Goal:
Give again, verbatim, the lines between the line that contains "Rebuild this chart" and the line that contains "320, 560, 1000];", counting both ends. Pictures are excluded from the copy.

○ ○ ○ ○ ○ ○ ○

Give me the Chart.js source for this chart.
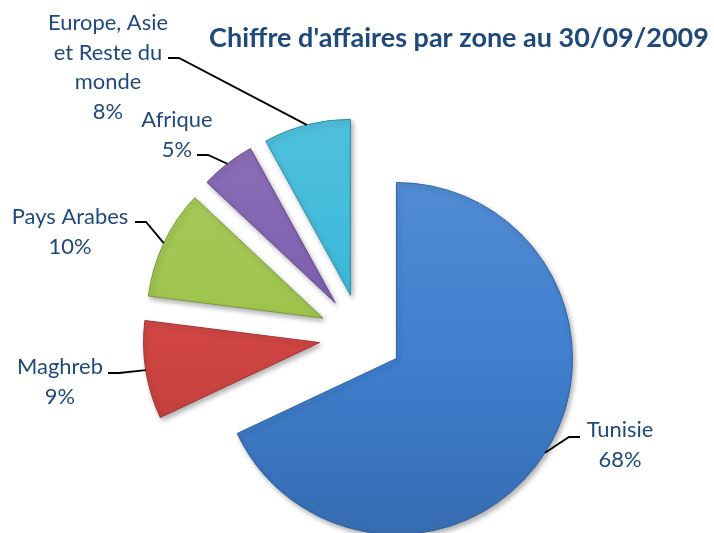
<!DOCTYPE html>
<html>
<head>
<meta charset="utf-8">
<script src="https://cdn.jsdelivr.net/npm/chart.js@4.4.0/dist/chart.umd.min.js"></script>
<style>
    html, body { margin: 0; padding: 0; background: #fff; }
    #chart_container { width: 714px; height: 533px; position: relative; }
</style>
</head>
<body>
<div id="chart_container"><canvas id="zone_chart"></canvas></div>
<script>
// Chiffre d'affaires par zone - exploded pie
var zones = ['Tunisie', 'Maghreb', 'Pays Arabes', 'Afrique', 'Europe, Asie et Reste du monde'];
var parts = [68, 9, 10, 5, 8];
var labelLines = [['Tunisie'], ['Maghreb'], ['Pays Arabes'], ['Afrique'], ['Europe, Asie', 'et Reste du', 'monde']];
var sliceColors = ['#3F7FCF', '#D04543', '#9EC44C', '#7F5FB0', '#3BB9D9'];
var titleText = "Chiffre d'affaires par zone au 30/09/2009";

var RADIUS = 176;   // pie radius (px)
var EXPLODE = 42;   // how far each slice is pulled out (px)
var TEXT_COLOR = '#1F497D';
var FONT = "Lato, 'Open Sans', sans-serif";

// where each label sits and where its leader line starts
var labelPos = [
    { x: 620, y: 430, ex: 580, ey: 437, dir: -1 },
    { x: 60,  y: 367, ex: 108, ey: 373, dir: 1 },
    { x: 70,  y: 217, ex: 135, ey: 222, dir: 1 },
    { x: 177, y: 120, ex: 197, ey: 155, dir: 1 },
    { x: 108, y: 23,  ex: 168, ey: 58,  dir: 1 }
];

function shade(hex, amt) {
    var n = parseInt(hex.slice(1), 16);
    var r = (n >> 16) & 255, g = (n >> 8) & 255, b = n & 255;
    function f(c) {
        return Math.round(amt >= 0 ? c + (255 - c) * amt : c * (1 + amt));
    }
    return 'rgb(' + f(r) + ',' + f(g) + ',' + f(b) + ')';
}

function sliceFill(context) {
    var chart = context.chart;
    var area = chart.chartArea;
    var base = sliceColors[context.dataIndex];
    if (!area) return base;
    var cy = (area.top + area.bottom) / 2;
    var g = chart.ctx.createLinearGradient(0, cy - RADIUS, 0, cy + RADIUS);
    g.addColorStop(0, shade(base, 0.10));
    g.addColorStop(0.5, base);
    g.addColorStop(1, shade(base, -0.15));
    return g;
}

function fitSize(ctx, text, weight, width) {
    ctx.font = weight + ' 20px ' + FONT;
    return 20 * width / ctx.measureText(text).width;
}

// chart.js v4 grows an offset arc and narrows its angle a little;
// undo both so every slice keeps RADIUS and its true share
var keepShape = {
    id: 'keepShape',
    beforeDatasetDraw: function (chart) {
        chart.getDatasetMeta(0).data.forEach(function (arc) {
            var fix = 1 - Math.sin(Math.min(Math.PI, arc.circumference || 0));
            var grow = EXPLODE * fix;
            if (arc._baseStart === undefined) arc._baseStart = arc.startAngle;
            var widen = grow / (2 * Math.PI * RADIUS);
            arc.outerRadius = RADIUS - grow;
            arc.startAngle = arc._baseStart - widen;
            arc.endAngle = arc._baseStart + arc.circumference + widen;
        });
    }
};

var softShadow = {
    id: 'softShadow',
    beforeDatasetsDraw: function (chart) {
        var ctx = chart.ctx;
        ctx.save();
        ctx.shadowColor = 'rgba(0,0,0,0.3)';
        ctx.shadowBlur = 5;
        ctx.shadowOffsetX = 2;
        ctx.shadowOffsetY = 3;
    },
    afterDatasetsDraw: function (chart) {
        chart.ctx.restore();
    }
};

var labelsAndTitle = {
    id: 'labelsAndTitle',
    afterDraw: function (chart) {
        var ctx = chart.ctx;
        var total = parts.reduce(function (a, b) { return a + b; }, 0);
        var arcs = chart.getDatasetMeta(0).data;

        // title
        ctx.save();
        var ts = fitSize(ctx, titleText, 'bold', 500);
        ctx.font = 'bold ' + ts + 'px ' + FONT;
        ctx.fillStyle = TEXT_COLOR;
        ctx.textAlign = 'center';
        ctx.textBaseline = 'middle';
        ctx.fillText(titleText, 459, 38);

        var ls = fitSize(ctx, 'Europe, Asie', 'normal', 120);
        ctx.font = ls + 'px ' + FONT;

        arcs.forEach(function (arc, i) {
            var p = labelPos[i];
            var mid = (arc.startAngle + arc.endAngle) / 2;
            var cx = arc.x + Math.cos(mid) * EXPLODE;
            var cy = arc.y + Math.sin(mid) * EXPLODE;
            var ax = cx + Math.cos(mid) * RADIUS;
            var ay = cy + Math.sin(mid) * RADIUS;

            // leader line
            ctx.beginPath();
            ctx.moveTo(p.ex, p.ey);
            ctx.lineTo(p.ex + p.dir * 11, p.ey);
            ctx.lineTo(ax, ay);
            ctx.strokeStyle = '#000';
            ctx.lineWidth = 1.8;
            ctx.stroke();

            // text
            var lines = labelLines[i].concat([Math.round(parts[i] / total * 100) + '%']);
            lines.forEach(function (t, k) {
                ctx.fillText(t, p.x, p.y + k * 29.5);
            });
        });
        ctx.restore();
    }
};

var ctx = document.getElementById('zone_chart').getContext('2d');
var zoneChart = new Chart(ctx, {
    type: 'pie',
    data: {
        labels: zones,
        datasets: [{
            data: parts,
            backgroundColor: sliceFill,
            borderColor: sliceColors.map(function (c) { return shade(c, -0.22); }),
            borderWidth: 1,
            offset: EXPLODE * 4,
            radius: RADIUS,
            clip: false
        }]
    },
    options: {
        responsive: true,
        maintainAspectRatio: false,
        animation: false,
        events: [],
        layout: {
            padding: { left: 8, right: 0, top: 139, bottom: 0 }
        },
        plugins: {
            legend: { display: false },
            title: { display: false },
            tooltip: { enabled: false }
        }
    },
    plugins: [keepShape, softShadow, labelsAndTitle]
});
</script>
</body>
</html>
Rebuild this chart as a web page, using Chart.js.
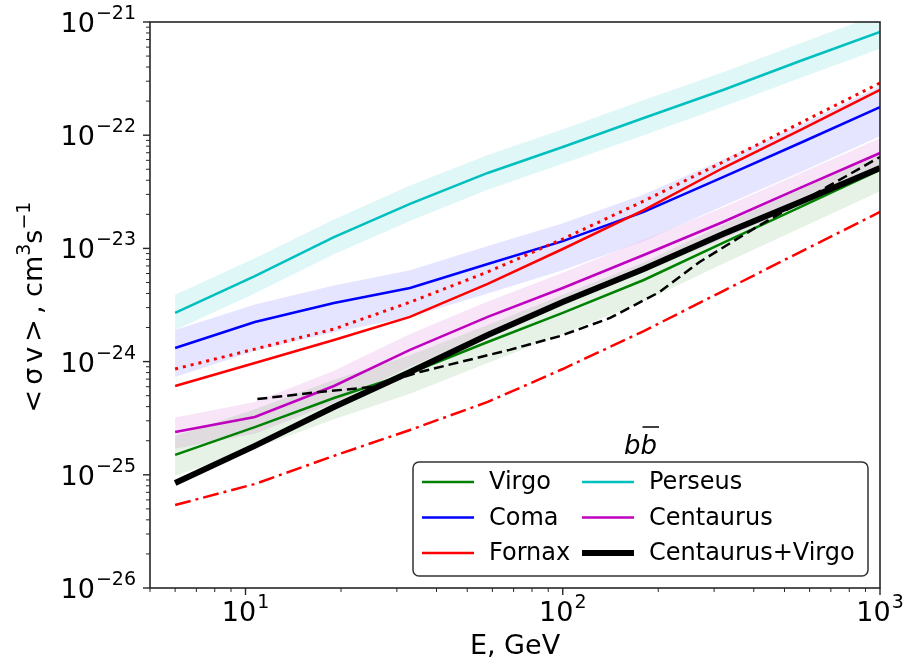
<!DOCTYPE html>
<html>
<head>
<meta charset="utf-8">
<title>sigma v limits, b bbar</title>
<script src="https://cdn.jsdelivr.net/npm/chart.js@4.4.1/dist/chart.umd.min.js"></script>
<style>
  html, body { margin: 0; padding: 0; background: #fff; }
  #wrap { width: 906px; height: 667px; }
</style>
</head>
<body>
<div id="wrap"><canvas id="sigmaChart" width="906" height="667"></canvas></div>
<script>
'use strict';

// ------------------------------------------------------- //
// Data (E in GeV, <sigma v> in cm^3 s^-1)
// ------------------------------------------------------- //
const energy = [6, 10.7, 19, 33, 58, 100, 180, 320, 560, 1000];

const virgo   = [1.50e-25, 2.64e-25, 4.77e-25, 7.93e-25, 1.49e-24, 2.69e-24, 5.26e-24, 1.12e-23, 2.32e-23, 4.93e-23];
const virgoHi = [2.2e-25, 3.8e-25, 6.9e-25, 1.14e-24, 2.1e-24, 3.9e-24, 7.5e-24, 1.62e-23, 3.35e-23, 7.1e-23];
const virgoLo = [9.8e-26, 1.72e-25, 3.1e-25, 5.2e-25, 9.7e-25, 1.75e-24, 3.4e-24, 7.3e-24, 1.51e-23, 3.2e-23];

const coma   = [1.32e-24, 2.24e-24, 3.29e-24, 4.47e-24, 7.28e-24, 1.16e-23, 2.10e-23, 4.27e-23, 8.53e-23, 1.77e-22];
const comaHi = [1.9e-24, 3.2e-24, 4.7e-24, 6.4e-24, 1.05e-23, 1.67e-23, 3.0e-23, 6.1e-23, 1.23e-22, 2.7e-22];
const comaLo = [7.3e-25, 1.24e-24, 1.82e-24, 2.48e-24, 4.0e-24, 6.4e-24, 1.16e-23, 2.37e-23, 4.7e-23, 9.8e-23];

const fornax    = [6.09e-25, 9.72e-25, 1.55e-24, 2.48e-24, 4.85e-24, 9.88e-24, 2.18e-23, 5.13e-23, 1.11e-22, 2.51e-22];
const fornaxAlt = [8.60e-25, 1.29e-24, 1.94e-24, 3.35e-24, 6.19e-24, 1.21e-23, 2.62e-23, 5.80e-23, 1.28e-22, 2.89e-22];

const perseus   = [2.69e-24, 5.70e-24, 1.26e-23, 2.47e-23, 4.64e-23, 7.87e-23, 1.42e-22, 2.51e-22, 4.52e-22, 8.16e-22];
const perseusHi = [3.9e-24, 8.2e-24, 1.8e-23, 3.6e-23, 6.7e-23, 1.13e-22, 2.05e-22, 3.6e-22, 6.5e-22, 1.18e-21];
const perseusLo = [1.9e-24, 4.0e-24, 8.9e-24, 1.75e-23, 3.3e-23, 5.6e-23, 1.0e-22, 1.78e-22, 3.2e-22, 5.8e-22];

const centaurus   = [2.39e-25, 3.24e-25, 6.09e-25, 1.27e-24, 2.48e-24, 4.47e-24, 8.74e-24, 1.71e-23, 3.42e-23, 6.96e-23];
const centaurusHi = [3.2e-25, 4.4e-25, 8.3e-25, 1.75e-24, 3.4e-24, 6.1e-24, 1.19e-23, 2.3e-23, 4.6e-23, 9.4e-23];
const centaurusLo = [1.7e-25, 2.3e-25, 4.3e-25, 9.0e-25, 1.76e-24, 3.2e-24, 6.2e-24, 1.21e-23, 2.4e-23, 4.9e-23];

const centVirgo = [8.46e-26, 1.80e-25, 3.97e-25, 8.09e-25, 1.72e-24, 3.36e-24, 6.58e-24, 1.34e-23, 2.57e-23, 5.13e-23];

const dashedE    = [10.9, 17.1, 25.2, 35.4, 68, 98, 141, 202, 270, 409, 681, 1000];
const dashedVals = [4.67e-25, 5.39e-25, 5.97e-25, 8.09e-25, 1.27e-24, 1.68e-24, 2.43e-24, 4.12e-24, 7.59e-24, 1.55e-23, 3.49e-23, 6.42e-23];

const dashDot = [5.41e-26, 8.29e-26, 1.47e-25, 2.49e-25, 4.40e-25, 8.60e-25, 1.86e-24, 4.20e-24, 9.29e-24, 2.10e-23];

// tick labels (powers of ten)
const xTickExps = [1, 2, 3];
const yTickExps = [-26, -25, -24, -23, -22, -21];

// legend layout (matplotlib ncol=2, column major)
const legendCols = [['Virgo', 'Coma', 'Fornax'], ['Perseus', 'Centaurus', 'Centaurus+Virgo']];

// ------------------------------------------------------- //
// Datasets
// ------------------------------------------------------- //
const FONT = '"DejaVu Sans", sans-serif';
const pts = (xs, ys) => xs.map((x, i) => ({x: x, y: ys[i]}));

const datasets = [];
function addLine(label, xs, ys, color, width, dash) {
    datasets.push({
        label: label,
        data: pts(xs, ys),
        borderColor: color,
        backgroundColor: color,
        borderWidth: width,
        borderDash: dash || [],
        pointRadius: 0,
        fill: false,
        tension: 0
    });
}
function addBand(xs, lo, hi, fillColor) {
    datasets.push({label: '_lo', data: pts(xs, lo), borderColor: 'rgba(0,0,0,0)', borderWidth: 0, pointRadius: 0, fill: false});
    const loIndex = datasets.length - 1;
    datasets.push({label: '_hi', data: pts(xs, hi), borderColor: 'rgba(0,0,0,0)', borderWidth: 0, pointRadius: 0,
                   backgroundColor: fillColor, fill: loIndex});
}

// lines first (drawn on top), bands last
addLine('_dashed', dashedE, dashedVals, '#000000', 2.5, [10, 5]);
addLine('Centaurus+Virgo', energy, centVirgo, '#000000', 6);
addLine('_dashdot', energy, dashDot, '#ff0000', 2.5, [16, 5, 3, 5]);
addLine('_fornaxDotted', energy, fornaxAlt, '#ff0000', 3, [3, 5]);
addLine('Virgo', energy, virgo, '#008000', 2.5);
addLine('Centaurus', energy, centaurus, '#bf00bf', 2.5);
addLine('Fornax', energy, fornax, '#ff0000', 2.5);
addLine('Coma', energy, coma, '#0000ff', 2.5);
addLine('Perseus', energy, perseus, '#00bfbf', 2.5);

addBand(energy, virgoLo, virgoHi, 'rgba(0,128,0,0.10)');
addBand(energy, centaurusLo, centaurusHi, 'rgba(191,0,191,0.10)');
addBand(energy, comaLo, comaHi, 'rgba(0,0,255,0.10)');
addBand(energy, perseusLo, perseusHi, 'rgba(0,191,191,0.12)');

// ------------------------------------------------------- //
// Helpers: 10^n labels, ticks, frame, axis title, legend
// ------------------------------------------------------- //
function supText(n) {
    return (n < 0 ? '\u2212' : '') + Math.abs(n);
}

function drawPower(ctx, exp, x, baseY, align) {
    ctx.font = '27px ' + FONT;
    const wb = ctx.measureText('10').width;
    ctx.font = '19px ' + FONT;
    const we = ctx.measureText(supText(exp)).width;
    const total = wb + we + 1;
    let start = align === 'right' ? x - total : x - total / 2;
    ctx.textAlign = 'left';
    ctx.textBaseline = 'alphabetic';
    ctx.font = '27px ' + FONT;
    ctx.fillText('10', start, baseY);
    ctx.font = '19px ' + FONT;
    ctx.fillText(supText(exp), start + wb + 1, baseY - 13);
}

// y title: <σv>, cm^3 s^-1 (rotated, with real superscripts)
function drawYTitle(ctx, cx, cy) {
    const parts = [
        {t: '<σv>', size: 27, rise: 0, gap: 5},
        {t: ', cm', size: 27, rise: 0, gap: 0},
        {t: '3', size: 19, rise: 12, gap: 0},
        {t: 's', size: 27, rise: 0, gap: 0},
        {t: '\u22121', size: 19, rise: 12, gap: 0}
    ];
    let total = 0;
    parts.forEach(function (p) {
        ctx.font = p.size + 'px ' + FONT;
        ctx.letterSpacing = p.gap + 'px';
        p.w = ctx.measureText(p.t).width;
        total += p.w;
    });
    ctx.save();
    ctx.translate(cx, cy);
    ctx.rotate(-Math.PI / 2);
    ctx.textAlign = 'left';
    ctx.textBaseline = 'alphabetic';
    let x = -total / 2;
    parts.forEach(function (p) {
        ctx.font = p.size + 'px ' + FONT;
        ctx.letterSpacing = p.gap + 'px';
        ctx.fillText(p.t, x, -p.rise);
        x += p.w;
    });
    ctx.letterSpacing = '0px';
    ctx.restore();
}

const axisDecor = {
    id: 'axisDecor',
    afterDraw(chart) {
        const ctx = chart.ctx;
        const a = chart.chartArea;
        const xs = chart.scales.x, ys = chart.scales.y;
        ctx.save();
        ctx.strokeStyle = '#262626';
        ctx.fillStyle = '#000';

        // y ticks (major + minor)
        for (let e = yTickExps[0]; e <= yTickExps[yTickExps.length - 1]; e++) {
            for (let m = 1; m <= 9; m++) {
                const v = m * Math.pow(10, e);
                if (v < ys.min * 0.999 || v > ys.max * 1.001) continue;
                const py = ys.getPixelForValue(v);
                ctx.lineWidth = m === 1 ? 1.4 : 1;
                ctx.beginPath();
                ctx.moveTo(a.left - (m === 1 ? 7 : 4), py);
                ctx.lineTo(a.left, py);
                ctx.stroke();
            }
        }
        // x ticks
        for (let e = 0; e <= xTickExps[xTickExps.length - 1]; e++) {
            for (let m = 1; m <= 9; m++) {
                const v = m * Math.pow(10, e);
                if (v < xs.min * 0.999 || v > xs.max * 1.001) continue;
                const px = xs.getPixelForValue(v);
                ctx.lineWidth = m === 1 ? 1.4 : 1;
                ctx.beginPath();
                ctx.moveTo(px, a.bottom);
                ctx.lineTo(px, a.bottom + (m === 1 ? 7 : 4));
                ctx.stroke();
            }
        }

        // frame
        ctx.lineWidth = 1.6;
        ctx.strokeRect(a.left, a.top, a.right - a.left, a.bottom - a.top);

        // tick labels
        yTickExps.forEach(function (e) {
            drawPower(ctx, e, a.left - 14, ys.getPixelForValue(Math.pow(10, e)) + 10, 'right');
        });
        xTickExps.forEach(function (e) {
            drawPower(ctx, e, xs.getPixelForValue(Math.pow(10, e)), a.bottom + 33, 'center');
        });

        drawYTitle(ctx, 42, (a.top + a.bottom) / 2 + 2);
        ctx.restore();
    }
};

const legendBox = {
    id: 'legendBox',
    afterDraw(chart) {
        const ctx = chart.ctx;
        const a = chart.chartArea;
        const w = 455, h = 114;
        const bx = a.right - 12 - w, by = a.bottom - 12 - h;
        ctx.save();
        ctx.beginPath();
        ctx.roundRect(bx, by, w, h, 6);
        ctx.fillStyle = 'rgba(255,255,255,0.85)';
        ctx.fill();
        ctx.lineWidth = 1.5;
        ctx.strokeStyle = '#333';
        ctx.stroke();

        ctx.font = '24px ' + FONT;
        ctx.textBaseline = 'middle';
        ctx.textAlign = 'left';
        legendCols.forEach(function (col, c) {
            col.forEach(function (label, r) {
                const ds = chart.data.datasets.find(d => d.label === label);
                const lx = bx + 9 + c * 160;
                const ly = by + 20 + r * 35.5;
                ctx.strokeStyle = ds.borderColor;
                ctx.lineWidth = ds.borderWidth;
                ctx.setLineDash([]);
                ctx.beginPath();
                ctx.moveTo(lx, ly);
                ctx.lineTo(lx + 52, ly);
                ctx.stroke();
                ctx.fillStyle = '#000';
                ctx.fillText(label, lx + 67, ly + 1);
            });
        });

        // legend title: b bbar
        ctx.font = 'italic 26px ' + FONT;
        ctx.textBaseline = 'alphabetic';
        const wb = ctx.measureText('b').width;
        const tx = bx + w / 2 - wb;
        const ty = by - 8;
        ctx.fillText('b', tx, ty);
        ctx.fillText('b', tx + wb, ty);
        ctx.strokeStyle = '#000';
        ctx.lineWidth = 1.5;
        ctx.beginPath();
        ctx.moveTo(tx + wb + 2, ty - 27);
        ctx.lineTo(tx + 2 * wb + 2, ty - 27);
        ctx.stroke();
        ctx.restore();
    }
};

// ------------------------------------------------------- //
// Chart
// ------------------------------------------------------- //
Chart.defaults.font.family = FONT;
Chart.defaults.color = '#000';

const sigmaChart = new Chart(document.getElementById('sigmaChart'), {
    type: 'line',
    data: {datasets: datasets},
    options: {
        responsive: false,
        animation: false,
        layout: {padding: {left: 0, right: 26, top: 22, bottom: 0}},
        plugins: {
            legend: {display: false},
            tooltip: {enabled: false}
        },
        scales: {
            x: {
                type: 'logarithmic',
                min: 5,
                max: 1000,
                grid: {display: false},
                border: {display: false},
                ticks: {display: false},
                title: {display: true, text: 'E, GeV', font: {size: 27}, padding: {top: 0, bottom: 4}},
                afterFit: function (scale) { scale.height = 79; }
            },
            y: {
                type: 'logarithmic',
                min: 1e-26,
                max: 1e-21,
                grid: {display: false},
                border: {display: false},
                ticks: {display: false},
                title: {display: false},
                afterFit: function (scale) { scale.width = 150; }
            }
        }
    },
    plugins: [axisDecor, legendBox]
});
</script>
</body>
</html>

○ ○ ○ ○ ○ ○ ○

Solution:
Rebuild this chart as a web page, using Chart.js.
<!DOCTYPE html>
<html>
<head>
<meta charset="utf-8">
<title>sigma v limits, b bbar</title>
<script src="https://cdn.jsdelivr.net/npm/chart.js@4.4.1/dist/chart.umd.min.js"></script>
<style>
  html, body { margin: 0; padding: 0; background: #fff; }
  #wrap { width: 906px; height: 667px; }
</style>
</head>
<body>
<div id="wrap"><canvas id="sigmaChart" width="906" height="667"></canvas></div>
<script>
'use strict';

// ------------------------------------------------------- //
// Data (E in GeV, <sigma v> in cm^3 s^-1)
// ------------------------------------------------------- //
const energy = [6, 10.7, 19, 33, 58, 100, 180, 320, 560, 1000];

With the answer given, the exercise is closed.